■ EXERCISE AIM ■
The material below includes pictures; leave them out and return only the lines between the line containing "Rebuild this chart" and the line containing "ax.spines[s].set_linewidth(1.1)", inclusive, word for word.

■ TASK DATA ■
───

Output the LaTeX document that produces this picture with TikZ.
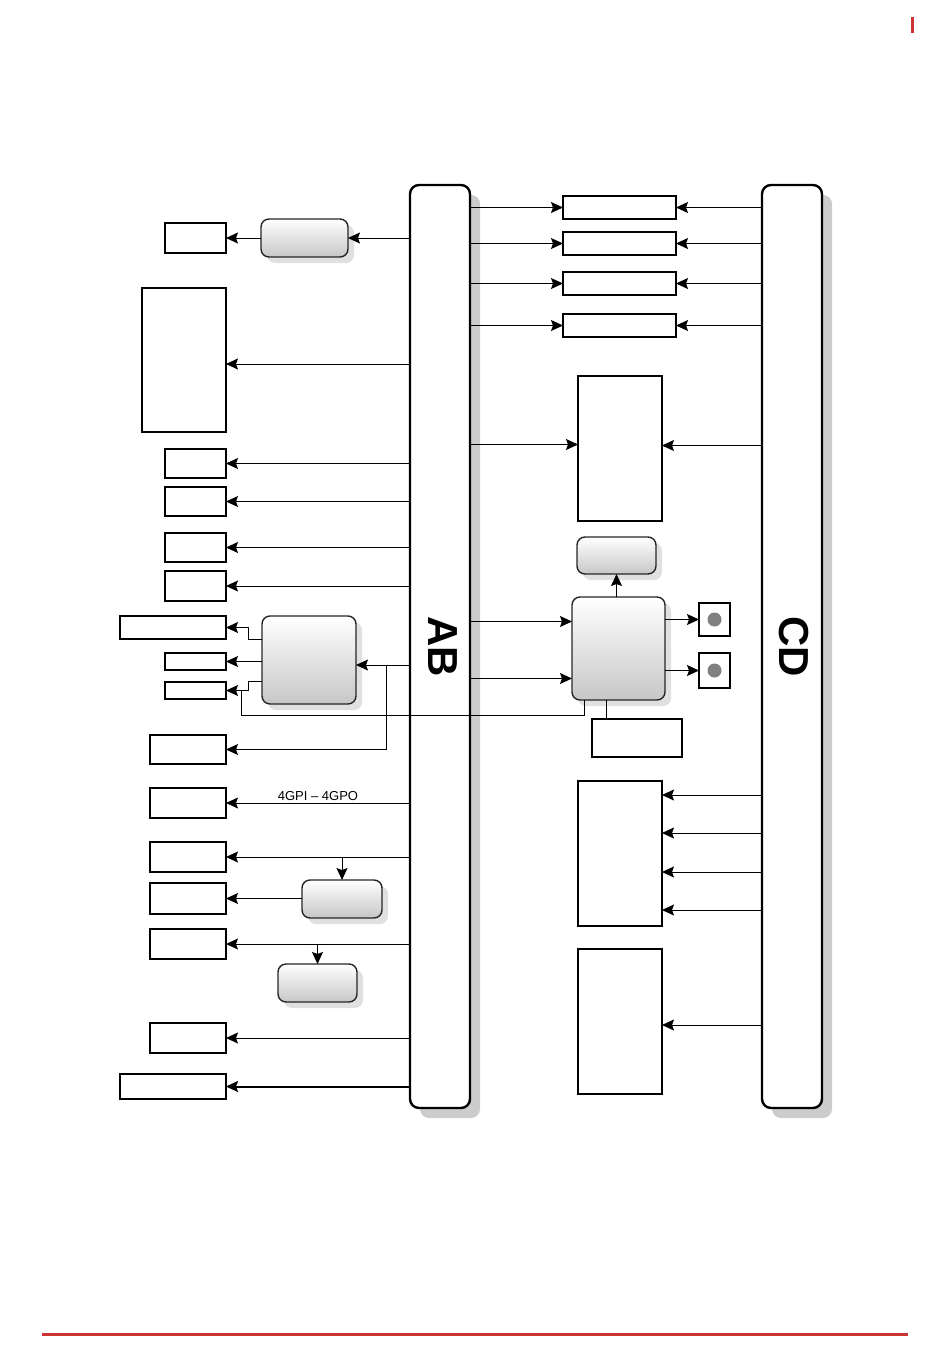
\documentclass[tikz,border=0pt]{standalone}
\usepackage{fontspec}
\setmainfont{Liberation Sans}
\usetikzlibrary{arrows.meta,shadows,calc}
\definecolor{redmark}{RGB}{204,51,51}
\tikzset{
  arr/.style={-{Stealth[length=12pt,width=11pt,inset=2pt]}, line width=1pt},
  plain/.style={draw, line width=1.1pt, fill=white, inner sep=0pt, outer sep=0pt},
  heavy/.style={draw, line width=2pt, fill=white, inner sep=0pt, outer sep=0pt},
  gbox/.style={draw=black!85, line width=1.4pt, rounded corners=8pt, inner sep=0pt, outer sep=0pt,
    top color=white, bottom color=black!22,
    drop shadow={shadow xshift=6pt, shadow yshift=-6pt, fill=black!12, opacity=1}},
  bar/.style={draw, line width=2.4pt, rounded corners=9pt, fill=white, inner sep=0pt, outer sep=0pt,
    minimum width=60pt, minimum height=923pt,
    drop shadow={shadow xshift=10pt, shadow yshift=-10pt, fill=black!20, opacity=1}},
  barlabel/.style={font=\fontsize{42}{42}\selectfont\bfseries, rotate=-90, inner sep=0pt},
  sz/.style 2 args={minimum width=#1pt, minimum height=#2pt},
}
\begin{document}
\begin{tikzpicture}[x=1pt,y=-1pt]
\useasboundingbox (0,0) rectangle (950,1370);
% red decorations
\fill[redmark] (911,17) rectangle (914,33);
\fill[redmark] (42,1333) rectangle (908,1336);

% bars
\node[bar] (ab) at (440,646.5) {};
\node[bar] (cd) at (792,646.5) {};
\node[barlabel] (abl) at (443,646.5) {AB};
\node[barlabel] (cdl) at (793.5,647) {CD};

% left side nodes
\node[plain, sz={61}{30}] (l1) at (195.5,238) {};
\node[gbox, sz={87}{38}] (g1) at (304.5,238) {};
\node[heavy, sz={84}{144}] (l2) at (184,360) {};
\node[plain, sz={61}{29}] (l3) at (195.5,463.5) {};
\node[plain, sz={61}{29}] (l4) at (195.5,501.5) {};
\node[plain, sz={61}{29}] (l5) at (195.5,547.5) {};
\node[plain, sz={61}{30}] (l6) at (195.5,586) {};
\node[plain, sz={106}{23}] (s1) at (173,627.5) {};
\node[plain, sz={61}{17}] (s2) at (195.5,661.5) {};
\node[plain, sz={61}{17}] (s3) at (195.5,690.5) {};
\node[gbox, sz={94}{88}] (g3) at (309,660) {};
\node[heavy, sz={76}{29}] (l7) at (188,749.5) {};
\node[heavy, sz={76}{30}] (l8) at (188,803) {};
\node[heavy, sz={76}{30}] (l9) at (188,857) {};
\node[heavy, sz={76}{31}] (l10) at (188,898.5) {};
\node[heavy, sz={76}{30}] (l11) at (188,944) {};
\node[heavy, sz={76}{30}] (l12) at (188,1038) {};
\node[plain, sz={106}{25}] (l13) at (173,1086.5) {};
\node[gbox, sz={80}{38}] (g4) at (342,899) {};
\node[gbox, sz={79}{38}] (g5) at (317.5,983) {};

% right side nodes
\node[plain, sz={113}{23}] (r1) at (619.5,207.5) {};
\node[plain, sz={113}{23}] (r2) at (619.5,243.5) {};
\node[plain, sz={113}{23}] (r3) at (619.5,283.5) {};
\node[plain, sz={113}{23}] (r4) at (619.5,325.5) {};
\node[heavy, sz={84}{145}] (r5) at (620,448.5) {};
\node[gbox, sz={79}{37}] (g6) at (616.5,555.5) {};
\node[gbox, sz={93}{103}] (g7) at (618.5,648.5) {};
\node[plain, sz={31}{33}] (sq1) at (714.5,619.5) {};
\node[plain, sz={31}{35}] (sq2) at (714.5,670.5) {};
\fill[black!50] (sq1.center) circle (7pt);
\fill[black!50] (sq2.center) circle (7pt);
\node[plain, sz={90}{38}] (r6) at (637,738) {};
\node[heavy, sz={84}{145}] (r7) at (620,853.5) {};
\node[heavy, sz={84}{145}] (r8) at (620,1021.5) {};

% left connectors
\draw[arr] (ab.west |- g1.east) -- (g1.east);
\draw[arr] (g1.west) -- (l1.east);
\draw[arr] (ab.west |- {$(l2.east)+(0,4)$}) -- ($(l2.east)+(0,4)$);
\draw[arr] (ab.west |- l3.east) -- (l3.east);
\draw[arr] (ab.west |- l4.east) -- (l4.east);
\draw[arr] (ab.west |- l5.east) -- (l5.east);
\draw[arr] (ab.west |- l6.east) -- (l6.east);

\coordinate (k) at ($(g3.east)+(0,5)$);
\draw[arr] (ab.west |- k) -- (k);
\draw[arr] ($(k)+(30,0)$) |- (l7.east);
\draw[arr] ($(g3.west)+(0,-21)$) -| ($(s1.east)+(22,0)$) -- (s1.east);
\draw[arr] (g3.west |- s2.east) -- (s2.east);
\draw[arr] ($(g3.west)+(0,21)$) -| ($(s3.east)+(22,0)$) -- (s3.east);
\coordinate (m3) at ($(s3.east)+(15,0)$);
\draw[line width=1pt] ($(g7.south west)+(12,0)$) |- ($(m3)+(0,25)$) -- (m3);

\draw[arr] (ab.west |- l8.east) -- node[above=1pt, font=\fontsize{13}{13}\selectfont, inner sep=1pt] {4GPI – 4GPO} (l8.east);
\draw[arr] (ab.west |- l9.east) -- (l9.east);
\draw[arr] (g4.north |- l9.east) -- (g4.north);
\draw[arr] (g4.west |- l10.east) -- (l10.east);
\draw[arr] (ab.west |- l11.east) -- (l11.east);
\draw[arr] (g5.north |- l11.east) -- (g5.north);
\draw[arr] (ab.west |- l12.east) -- (l12.east);
\draw[arr, line width=2pt] (ab.west |- l13.east) -- (l13.east);

% right connectors
\foreach \r in {r1,r2,r3,r4}{
  \draw[arr] (ab.east |- \r.west) -- (\r.west);
  \draw[arr] (cd.west |- \r.east) -- (\r.east);
}
\draw[arr] (ab.east |- {$(r5.west)+(0,-4)$}) -- ($(r5.west)+(0,-4)$);
\draw[arr] (cd.west |- {$(r5.east)+(0,-3)$}) -- ($(r5.east)+(0,-3)$);
\draw[arr] (ab.east |- {$(g7.west)+(0,-27)$}) -- ($(g7.west)+(0,-27)$);
\draw[arr] (ab.east |- {$(g7.west)+(0,30)$}) -- ($(g7.west)+(0,30)$);
\draw[arr] (g6.south |- g7.north) -- (g6.south);
\draw[arr] (g7.east |- sq1.west) -- (sq1.west);
\draw[arr] (g7.east |- sq2.west) -- (sq2.west);
\coordinate (t) at ($(r6.north west)+(14,0)$);
\draw[line width=1pt] (t) -- (t |- g7.south);
\foreach \o in {-58.5,-20.5,18.5,56.5}{
  \draw[arr] (cd.west |- {$(r7.east)+(0,\o)$}) -- ($(r7.east)+(0,\o)$);
}
\draw[arr] (cd.west |- {$(r8.east)+(0,3.5)$}) -- ($(r8.east)+(0,3.5)$);
\end{tikzpicture}
\end{document}
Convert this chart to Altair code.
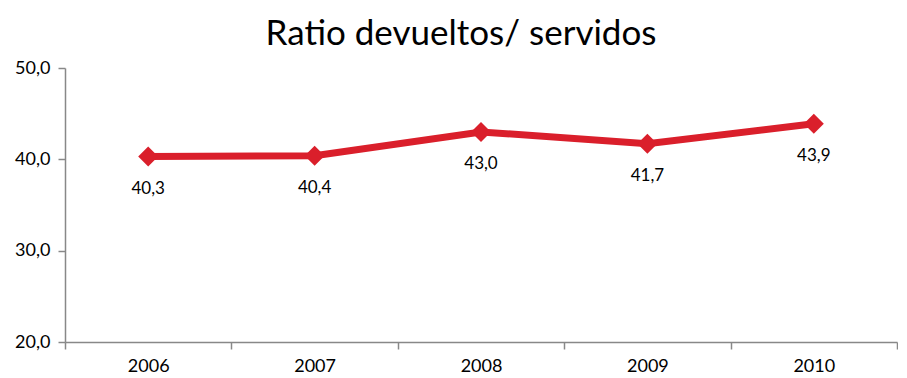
import altair as alt
import pandas as pd

years = ["2006", "2007", "2008", "2009", "2010"]
ratios = [40.3, 40.4, 43.0, 41.7, 43.9]

df = pd.DataFrame({"year": years, "ratio": ratios})
df["label"] = [f"{v:.1f}".replace(".", ",") for v in ratios]

RED = "#DA1F2B"
FONT = "Lato"

x = alt.X("year:N", title=None, sort=years,
          scale=alt.Scale(paddingInner=0, paddingOuter=0),
          axis=alt.Axis(labelAngle=0, labelFontSize=18, labelColor="#000",
                        labelFont=FONT, domainColor="#888", tickColor="#888",
                        tickSize=7, tickBand="extent", labelPadding=8,
                        domainWidth=1.5, tickWidth=1.5))
y = alt.Y("ratio:Q", title=None,
          scale=alt.Scale(domain=[20, 50], nice=False, zero=False),
          axis=alt.Axis(values=[20, 30, 40, 50], grid=False,
                        labelExpr="replace(format(datum.value, '.1f'), '.', ',')",
                        labelFontSize=18, labelColor="#000", labelFont=FONT,
                        domainColor="#888", tickColor="#888", tickSize=7,
                        labelPadding=8, domainWidth=1.5, tickWidth=1.5))

base = alt.Chart(df).encode(x=x, y=y)
line = base.mark_line(color=RED, strokeWidth=7)
pts = base.mark_point(shape="diamond", filled=True, color=RED, size=400, opacity=1)
txt = base.mark_text(dy=32, fontSize=17, font=FONT, color="#000").encode(text="label:N")

chart = (line + pts + txt).properties(
    width=832, height=274,
    padding={"left": 6, "right": 0, "top": 9, "bottom": 5},
    title=alt.TitleParams("Ratio devueltos/ servidos", fontSize=35, font=FONT,
                          fontWeight="normal", color="#000", offset=7,
                          anchor="middle", dx=-20),
).configure_view(stroke=None)

chart.save("out.html", embed_options={"renderer": "svg", "actions": False})
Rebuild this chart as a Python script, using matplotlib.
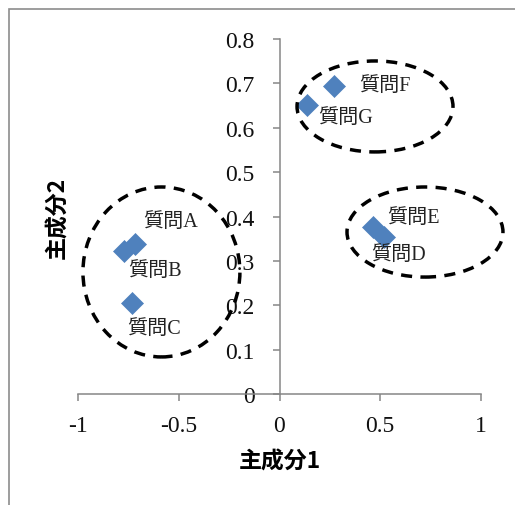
import matplotlib
matplotlib.use("Agg")
import matplotlib.pyplot as plt
from matplotlib.patches import Ellipse, Rectangle

# Data
labels = ["質問A", "質問B", "質問C", "質問D", "質問E", "質問F", "質問G"]
pc1 = [-0.717, -0.770, -0.730, 0.519, 0.466, 0.272, 0.135]
pc2 = [0.338, 0.323, 0.204, 0.353, 0.376, 0.693, 0.651]
# label offsets in points (dx, dy)
label_offsets = [(6, 16), (3, -14), (-4, -18), (-9, -12), (10, 7), (18, 1), (8, -9)]

# Cluster ellipses: center x, center y, width, height (data units)
ell_cx = [-0.586, 0.474, 0.722]
ell_cy = [0.275, 0.648, 0.365]
ell_w = [0.779, 0.774, 0.774]
ell_h = [0.383, 0.205, 0.203]

xticks = [-1, -0.5, 0, 0.5, 1]
xticklabels = ["-1", "-0.5", "0", "0.5", "1"]
yticks = [0, 0.1, 0.2, 0.3, 0.4, 0.5, 0.6, 0.7, 0.8]
yticklabels = ["0", "0.1", "0.2", "0.3", "0.4", "0.5", "0.6", "0.7", "0.8"]

W, H = 515, 506
fig = plt.figure(figsize=(W / 100, H / 100), dpi=100)
ax = fig.add_axes([78 / W, 1 - 395 / H, (481 - 78) / W, (395 - 40) / H])
ax.patch.set_alpha(0)

# outer chart frame (gray, cut at right/bottom)
fig.patches.append(Rectangle((9 / W, -0.1), 1.2, 1 - 10 / H + 0.1, transform=fig.transFigure,
                             fill=False, edgecolor="#8c8c8c", linewidth=1.2))

axis_col = "#868686"
ax.set_xlim(-1, 1)
ax.set_ylim(0, 0.8)
ax.spines["left"].set_position(("data", 0))
ax.spines["bottom"].set_position(("data", 0))
ax.spines["top"].set_visible(False)
ax.spines["right"].set_visible(False)
for s in ("left", "bottom"):
    ax.spines[s].set_color(axis_col)
    ax.spines[s].set_linewidth(1.1)

serif = ["Liberation Serif", "Noto Sans CJK JP"]
ax.set_xticks(xticks)
ax.set_xticklabels(xticklabels)
ax.set_yticks(yticks)
ax.set_yticklabels(yticklabels)
for t in ax.get_xticklabels() + ax.get_yticklabels():
    t.set_fontfamily(serif)
    t.set_fontsize(17)
    t.set_color("#111111")
ax.tick_params(axis="both", direction="out", length=5, width=1.1, color=axis_col)
ax.tick_params(axis="x", pad=10)
ax.tick_params(axis="y", pad=13)

ax.scatter(pc1, pc2, marker="D", s=125, color="#4F81BD", edgecolors="#4F81BD",
           linewidths=0.5, zorder=3)

for lab, x, y, (dx, dy) in zip(labels, pc1, pc2, label_offsets):
    ax.annotate(lab, (x, y), xytext=(dx, dy), textcoords="offset points",
                ha="left", va="center", fontsize=14.5, family=serif, color="#222222",
                zorder=4)

for cx, cy, w, h in zip(ell_cx, ell_cy, ell_w, ell_h):
    e = Ellipse((cx, cy), w, h, fill=False, edgecolor="black", linewidth=2.5,
                linestyle=(0, (3.2, 2.4)), clip_on=False, zorder=5)
    ax.add_patch(e)

ax.text(0.5, -0.19, "主成分1", transform=ax.transAxes, ha="center", va="center",
        fontsize=16.5, fontweight="bold", family=["Noto Sans CJK JP", "DejaVu Sans"])
ax.text(-0.05, 0.5, "主成分2", transform=ax.transAxes, ha="center", va="center",
        rotation=90, fontsize=16.5, fontweight="bold",
        family=["Noto Sans CJK JP", "DejaVu Sans"])

fig.savefig("out.png", dpi=100)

───

■ EXERCISE RESULT ■
Rebuild this chart as a Python script, using matplotlib.
import matplotlib
matplotlib.use("Agg")
import matplotlib.pyplot as plt
from matplotlib.patches import Ellipse, Rectangle

# Data
labels = ["質問A", "質問B", "質問C", "質問D", "質問E", "質問F", "質問G"]
pc1 = [-0.717, -0.770, -0.730, 0.519, 0.466, 0.272, 0.135]
pc2 = [0.338, 0.323, 0.204, 0.353, 0.376, 0.693, 0.651]
# label offsets in points (dx, dy)
label_offsets = [(6, 16), (3, -14), (-4, -18), (-9, -12), (10, 7), (18, 1), (8, -9)]

# Cluster ellipses: center x, center y, width, height (data units)
ell_cx = [-0.586, 0.474, 0.722]
ell_cy = [0.275, 0.648, 0.365]
ell_w = [0.779, 0.774, 0.774]
ell_h = [0.383, 0.205, 0.203]

xticks = [-1, -0.5, 0, 0.5, 1]
xticklabels = ["-1", "-0.5", "0", "0.5", "1"]
yticks = [0, 0.1, 0.2, 0.3, 0.4, 0.5, 0.6, 0.7, 0.8]
yticklabels = ["0", "0.1", "0.2", "0.3", "0.4", "0.5", "0.6", "0.7", "0.8"]

W, H = 515, 506
fig = plt.figure(figsize=(W / 100, H / 100), dpi=100)
ax = fig.add_axes([78 / W, 1 - 395 / H, (481 - 78) / W, (395 - 40) / H])
ax.patch.set_alpha(0)

# outer chart frame (gray, cut at right/bottom)
fig.patches.append(Rectangle((9 / W, -0.1), 1.2, 1 - 10 / H + 0.1, transform=fig.transFigure,
                             fill=False, edgecolor="#8c8c8c", linewidth=1.2))

axis_col = "#868686"
ax.set_xlim(-1, 1)
ax.set_ylim(0, 0.8)
ax.spines["left"].set_position(("data", 0))
ax.spines["bottom"].set_position(("data", 0))
ax.spines["top"].set_visible(False)
ax.spines["right"].set_visible(False)
for s in ("left", "bottom"):
    ax.spines[s].set_color(axis_col)
    ax.spines[s].set_linewidth(1.1)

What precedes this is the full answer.